By, Dr. John D McGinnis is the host of Two-Way Radio on WRTA in Altoona, PA, and former State Representative.
“Thou hypocrite, first cast out the beam out of thine own eye; and then shalt thou see clearly to cast out the mote out of thy brother’s eye.” –Matt 7:5.
State Treasurer Joe Torsella promises great things for private sector employees wanting to save for retirement with the new “Keystone Saves” plan. The Treasurer sees the need to increase their savings for retirement, which will reduce the long-term demand on the state’s Medicaid liabilities.
Call me, Skeptical.
First, retirement saving depends on take-home pay so any government wanting the private sector to save more needs to spend and tax less. That’s never under consideration in PA by either political party.
Second, employees of businesses without retirement plans can already establish an Individual Retirement Account (IRA) with a qualified administrator on their own. IRS rules allow up to $6,000 to be invested in 2019 and up to $7,000 for those over age 50. So, Keystone Saves is simply a redundancy for political theater.
Third, why have the state involve itself in something that is unnecessary and only leads to opportunities for corruption in a state with a long and extensive history of corruption? Among many other examples, the story of former State Treasurer and convicted felon, Robert McCord, should serve as a sufficient cautionary tale. Individuals on their own can find many reputable firms (Pennsylvania’s own Vanguard comes to mind) that can handle any IRA. No firm chosen by the state government is going to beat Vanguard and other successful investment companies on flexibility and cost bases.
Most glaringly, how does a government, with a $75 billion unfunded liability in its own public retirement plans, consider itself a proper agent of overseeing private sector retirement? Doesn’t it have enough to do cleaning up its own mess? Would a prudent and rational person trust anyone who has so manifestly proven they are incompetent in funding retirement obligations? Is it just coincidence that the other states going down this road also have severely unfunded public pensions?
“This ensures that all Pennsylvanians will have financial security when they retire,” Senator Pat Browne is quoted at the Treasurer’s website. How does it ensure anything let alone something for all Pennsylvanians? It’s a duplicative, voluntary program so it can ensure nothing except more power to the likes of Sen Pat Browne. That’s the same Pat Browne whose votes (Act 9, Act 38, Act 40, Act 120) and whose “leadership” helped create the monstrous $75 billion public sector pension debt. That’s the same Pat Browne who characterized Act 5 in 2017 as a great way for the Commonwealth to move forward to a better designed public sector pension plan but opted out of the better design himself for one more personally enriching. (Senator Browne is coming up on 25 years in elected office. Multiply that by 3% and then by $119,000—his current pay—and right at the moment, he can walk away with $90,000 a year for the rest of his life. Nice work if you can get it.)

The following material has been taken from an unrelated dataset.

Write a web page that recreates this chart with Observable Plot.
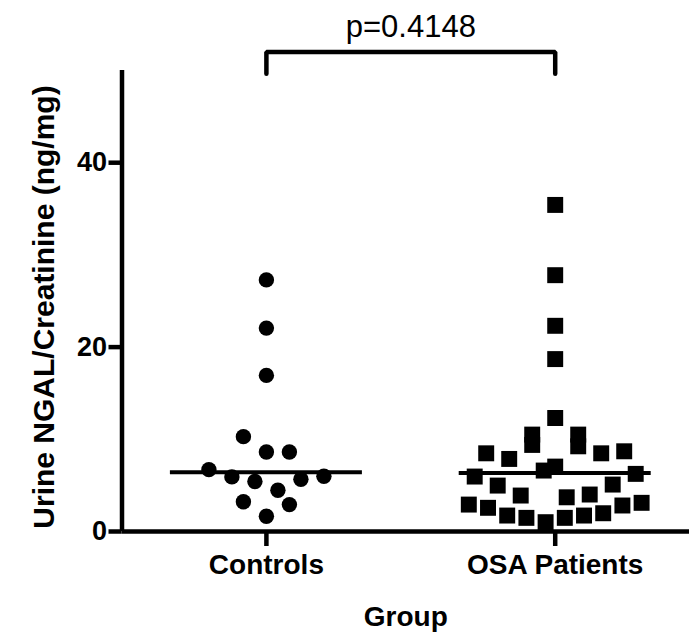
<!DOCTYPE html>
<html>
<head>
<meta charset="utf-8">
<script src="https://cdn.jsdelivr.net/npm/d3@7"></script>
<script src="https://cdn.jsdelivr.net/npm/@observablehq/plot@0.6"></script>
<style>
  html, body { margin: 0; padding: 0; background: #fff; }
</style>
</head>
<body>
<div id="chart"></div>
<script>
// ---------- data ----------
const groups = ["Controls", "OSA Patients"];
const controls = [3.22, 1.66, 2.92, 6.71, 5.92, 5.42, 4.47, 5.66, 5.99, 10.29, 8.63, 8.63, 16.93, 22.06, 27.29];
const osa = [
  2.92, 2.57, 1.73, 1.48, 1.01, 1.48, 1.73, 1.98, 2.82, 3.11,
  5.96, 4.98, 3.90, 6.61, 3.71, 4.01, 5.09, 6.25,
  8.48, 7.87, 9.39, 7.04, 9.24, 8.48, 8.70,
  10.51, 12.31, 10.51,
  18.70, 22.31, 27.80, 35.42
];
const medians = [6.42, 6.35];
const yTicks = [0, 20, 40];
const pValue = "p=0.4148";
const yLabel = "Urine NGAL/Creatinine (ng/mg)";
const xLabel = "Group";

// ---------- layout ----------
const W = 689, H = 639;
const mL = 121.5, mR = 0, mT = 70, mB = 108;
const xDomain = [-0.5, 1.465], yDomain = [0, 50];
const pxPerX = (W - mL - mR) / (xDomain[1] - xDomain[0]);
const rowHeight = 3.5;      // data units per scatter row
const maxStep = 23;         // px between neighbours in a row
const colWidth = 192;       // px width of a column (and of the median line)
const font = "'Liberation Sans', Arial, Helvetica, sans-serif";

// column-scatter layout: points grouped into rows, spread symmetrically
function scatter(values, gi) {
  const rows = d3.group(values, v => Math.floor(v / rowHeight));
  const out = [];
  for (const row of rows.values()) {
    const n = row.length;
    const step = Math.min(maxStep, colWidth / n);
    row.forEach((v, j) => out.push({
      group: groups[gi], value: v,
      x: gi + (j - (n - 1) / 2) * step / pxPerX
    }));
  }
  return out;
}
const ctrlPts = scatter(controls, 0);
const osaPts = scatter(osa, 1);
const medData = medians.map((m, i) => ({i, m}));
const half = colWidth / 2 / pxPerX;

const bracketTop = yDomain[1] + 2;
const bracket = [
  {x: 0, y: yDomain[1] - 0.35},
  {x: 0, y: bracketTop},
  {x: 1, y: bracketTop},
  {x: 1, y: yDomain[1] - 0.35}
];

const SW = 4.5;

const chart = Plot.plot({
  width: W, height: H,
  marginLeft: mL, marginRight: mR, marginTop: mT, marginBottom: mB,
  style: {fontFamily: font, color: "#000", background: "#fff", overflow: "visible"},
  x: {domain: xDomain, axis: null},
  y: {domain: yDomain, axis: null},
  marks: [
    Plot.axisY({ticks: yTicks, tickSize: 13, tickPadding: 2, strokeWidth: SW,
      fontSize: 27, fontWeight: "bold", label: null}),
    Plot.axisX({ticks: [0, 1], tickFormat: i => groups[i], tickSize: 15, tickPadding: 8,
      strokeWidth: SW, fontSize: 28, fontWeight: "bold", label: null}),
    Plot.ruleX([xDomain[0]], {stroke: "#000", strokeWidth: SW}),
    Plot.ruleY([0], {stroke: "#000", strokeWidth: SW}),
    Plot.ruleY(medData, {y: "m", x1: d => d.i - half, x2: d => d.i + half, stroke: "#000", strokeWidth: 4}),
    Plot.dot(ctrlPts, {x: "x", y: "value", r: 7.7, symbol: "circle", fill: "#000", stroke: null}),
    Plot.dot(osaPts, {x: "x", y: "value", r: 9, symbol: "square", fill: "#000", stroke: null}),
    Plot.line(bracket, {x: "x", y: "y", stroke: "#000", strokeWidth: SW, strokeLinejoin: "miter", strokeLinecap: "round", curve: "linear"}),
    Plot.text([pValue], {x: 0.5, y: bracketTop, dy: -25, fontSize: 31, fontWeight: "normal", text: d => d}),
    Plot.text([xLabel], {frameAnchor: "bottom", dy: 94, fontSize: 28, fontWeight: "bold", text: d => d}),
    Plot.text([yLabel], {frameAnchor: "left", textAnchor: "middle", rotate: -90, dx: -78, dy: 6, fontSize: 30, fontWeight: "bold", text: d => d})
  ]
});
document.getElementById("chart").appendChild(chart);
</script>
</body>
</html>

If the behavior of these fiscal incompetents didn’t have such costly consequences for all Pennsylvanians, it would be Keystone Kops comical. When they say a private firm will administer the program do they have Bernie Madoff in mind? He has the bona fides suitable for our state government.
The brazenness of these trustees of SERS and PSERS, who are, now and without end, inflicting a whole lot of hurt on school districts and taxpayers across the state is just way beyond the pale.
Torsella, Browne et al claim a win-win as they get citizens to save for their retirement, which may reduce the future liabilities of Medicaid. But those liabilities have already been imposed by their dereliction and those liabilities and dereliction always falls on the private sector. So what is this idea except a targeted way to get the private sector to cover public sector incompetence—only hypocrites of the political class could come up with a lose-lose game for private citizens and call it win-win.
According to Ronald Reagan, the most terrifying words in the English language are, “I’m from the government and I’m here to help.” Do us all a favor Treasurer Torsella, Senator Browne and the rest of your ilk—take a tip from Adam Smith:
It is the highest impertinence and presumption… in kings and ministers, to pretend to watch over the economy of private people,… They are themselves always, and without any exception, the greatest spendthrifts in the society. Let them look well after their own expense, and they may safely trust private people with theirs. If their own extravagance does not ruin the state, that of their subjects never will.